While abortion rights groups argued that Dr. Gosnell operated far outside the legalities and norms of women’s health care, abortion opponents seized on the case to raise questions about the ethics of late-term abortions. Put simply, they asked why a procedure done to a living baby outside the womb is murder, but destroying a fetus of similar gestation before delivery can be legal.

Wait a minute: Was it established that Gosnell himself injected the patients with these drugs? I thought a key element of the trial was the fact that this kind of work was often done by unlicensed and marginally trained assistants.

Still, note the contrast between the "living baby" reference and the accurate use of "fetus" at the end of that passage.

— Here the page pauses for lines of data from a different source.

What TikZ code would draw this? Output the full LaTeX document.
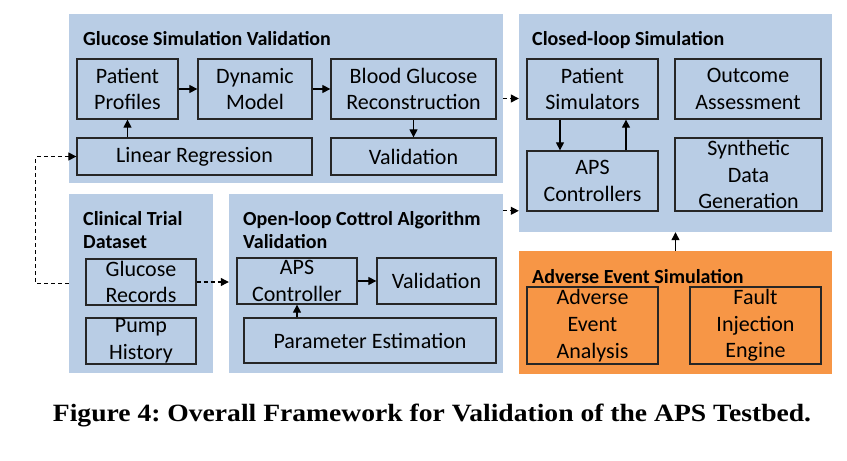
\documentclass[tikz,border=0pt]{standalone}
\usepackage{fontspec}
\usepackage{graphicx}
\setmainfont{Carlito}
\newfontfamily\capfont{Liberation Serif}
\usetikzlibrary{arrows.meta,calc}
\definecolor{panelblue}{RGB}{185,205,229}
\definecolor{panelorange}{RGB}{247,150,70}
\definecolor{edgecol}{RGB}{38,38,38}
\frenchspacing
\begin{document}
\begin{tikzpicture}[x=1pt,y=-1pt,
  panel/.style={fill=panelblue, draw=none, inner sep=0},
  opanel/.style={fill=panelorange, draw=none, inner sep=0},
  box/.style={draw=edgecol, line width=1.3pt, inner sep=0, align=center,
    font=\fontsize{22}{26.7}\selectfont},
  ptitle/.style={anchor=base west, inner sep=0, align=left,
    font=\fontsize{20}{22.5}\selectfont\bfseries},
  arr/.style={draw=black, line width=1.2pt, -{Triangle[length=8pt,width=8pt]}},
  darr/.style={arr, dash pattern=on 4pt off 3pt}]
\useasboundingbox (0,0) rectangle (847,461);
% panels
\node[panel, minimum width=434pt, minimum height=169pt] (gsv) at (286,98.5) {};
\node[panel, minimum width=313pt, minimum height=218pt] (cl) at (675.5,123) {};
\node[panel, minimum width=144pt, minimum height=179pt] (ct) at (141,283.5) {};
\node[panel, minimum width=274pt, minimum height=179pt] (ol) at (366,283.5) {};
\node[opanel, minimum width=313pt, minimum height=123pt] (ae) at (675.5,312.5) {};
% titles
\node[ptitle] (t1) at (83,45) {Glucose Simulation Validation};
\node[ptitle] (t2) at (532,45) {Closed-loop Simulation};
\node[ptitle] (t3) at (83,248) {Clinical Trial\\Dataset};
\node[ptitle] (t4) at (243,248) {Open-loop Cottrol Algorithm\\Validation};
\node[ptitle] (t5) at (532,283) {Adverse Event Simulation};
% boxes
\node[box, minimum width=101pt, minimum height=60pt] (pp) at (127.5,89) {Patient\\Profiles};
\node[box, minimum width=114pt, minimum height=60pt] (dm) at (255,89) {Dynamic\\Model};
\node[box, minimum width=165pt, minimum height=60pt] (bgr) at (413.5,89) {Blood Glucose\\Reconstruction};
\node[box, minimum width=235pt, minimum height=37pt] (lr) at (194.5,156.5) {Linear Regression};
\node[box, minimum width=165pt, minimum height=37pt] (va) at (413.5,156.5) {Validation};
\node[box, minimum width=110pt, minimum height=46pt] (gr) at (141,282) {Glucose\\Records};
\node[box, minimum width=110pt, minimum height=46pt] (ph) at (141,341) {Pump\\History};
\node[box, minimum width=120pt, minimum height=46pt] (apc) at (297,281) {APS\\Controller};
\node[box, minimum width=119pt, minimum height=46pt] (vb) at (436.5,281) {Validation};
\node[box, minimum width=252pt, minimum height=45pt] (pe) at (370,340.5) {Parameter Estimation};
\node[box, minimum width=131pt, minimum height=60pt] (ps) at (592.5,89) {Patient\\Simulators};
\node[box, minimum width=146pt, minimum height=60pt] (oa) at (748,89) {Outcome\\Assessment};
\node[box, minimum width=131pt, minimum height=60pt] (apcs) at (592.5,181) {APS\\Controllers};
\node[box, minimum width=147pt, minimum height=73pt] (sdg) at (748.5,174.5) {Synthetic\\Data\\Generation};
\node[box, minimum width=131pt, minimum height=77pt] (aea) at (592.5,325.5) {Adverse\\Event\\Analysis};
\node[box, minimum width=131pt, minimum height=77pt] (fie) at (755.5,325.5) {Fault\\Injection\\Engine};
% caption
\node[anchor=base, inner sep=0] (cap) at (432,421)
  {\resizebox{758pt}{17.5pt}{\capfont\bfseries Figure 4: Overall Framework for Validation of the APS Testbed.}};
% helper coordinates
\coordinate (psd) at ([xshift=-32.5pt]ps.south);
\coordinate (psu) at ([xshift=33.5pt]ps.south);
\coordinate (olout) at ([yshift=-17pt]ol.north east);
% connectors
\draw[arr] (pp.east) -- (dm.west);
\draw[arr] (dm.east) -- (bgr.west);
\draw[arr] (lr.north -| pp.south) -- (pp.south);
\draw[arr] (bgr.south) -- (va.north);
\draw[arr] (apc.east) -- (vb.west);
\draw[arr] (pe.north -| apc.south) -- (apc.south);
\draw[arr] (psd) -- (psd |- apcs.north);
\draw[arr] (psu |- apcs.north) -- (psu);
\draw[arr] (ae.north) -- (cl.south);
\draw[darr] (gr.east) -- (gr.east -| ol.west);
\draw[darr] (gsv.east) -- (gsv.east -| cl.west);
\draw[darr] (olout) -- (olout -| cl.west);
\draw[darr] (ct.west) -- ++(-33,0) |- (lr.west);
\end{tikzpicture}
\end{document}
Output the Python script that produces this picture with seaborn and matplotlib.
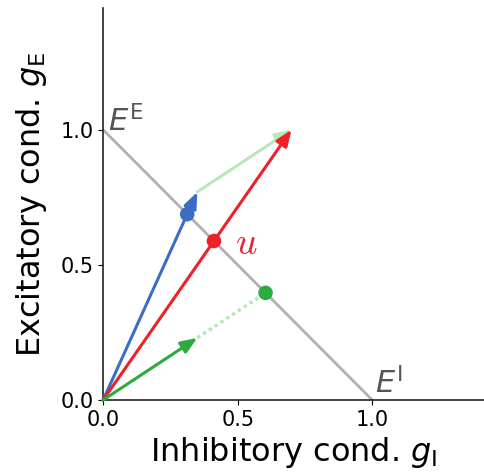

Much of the story, of course, focuses on the raw politics and the media politics of this case. This, alas, includes a reference that comes very close to equating the work of the liberal Daily Beast columnist Kirsten Powers -- who attacked the mainstream press for all but ignoring the trial -- with the goals and logic of activists who consistently oppose all abortions. Criticize the press on this kind of issue and you are INSTANTLY an anti-abortion conservative.

Of course, the story also had to include a "Hey! Conservative bloggers! We're covering this story!" reference. Thus, the story closes with the following:

Several weeks into the trial, which began March 18, anti-abortion activists and some conservative commentators accused the national news media of skipping it, a charge amplified across social media. ...

Even as reporters from national newspapers arrived in Courtroom 304 of the Criminal Justice Center, a blog war continued between abortion-rights supporters, who had written of Dr. Gosnell’s abuses from the time of his indictment, and conservatives, who continued to fault broadcast television for a “blackout.”

On Monday, there were 29 reporters in the courtroom and a row of television crews on the sidewalk.

Perhaps it would have been good to mention that one of the reports was on ABC News, ending that major networks, well, 56-day blackout of coverage on the trial.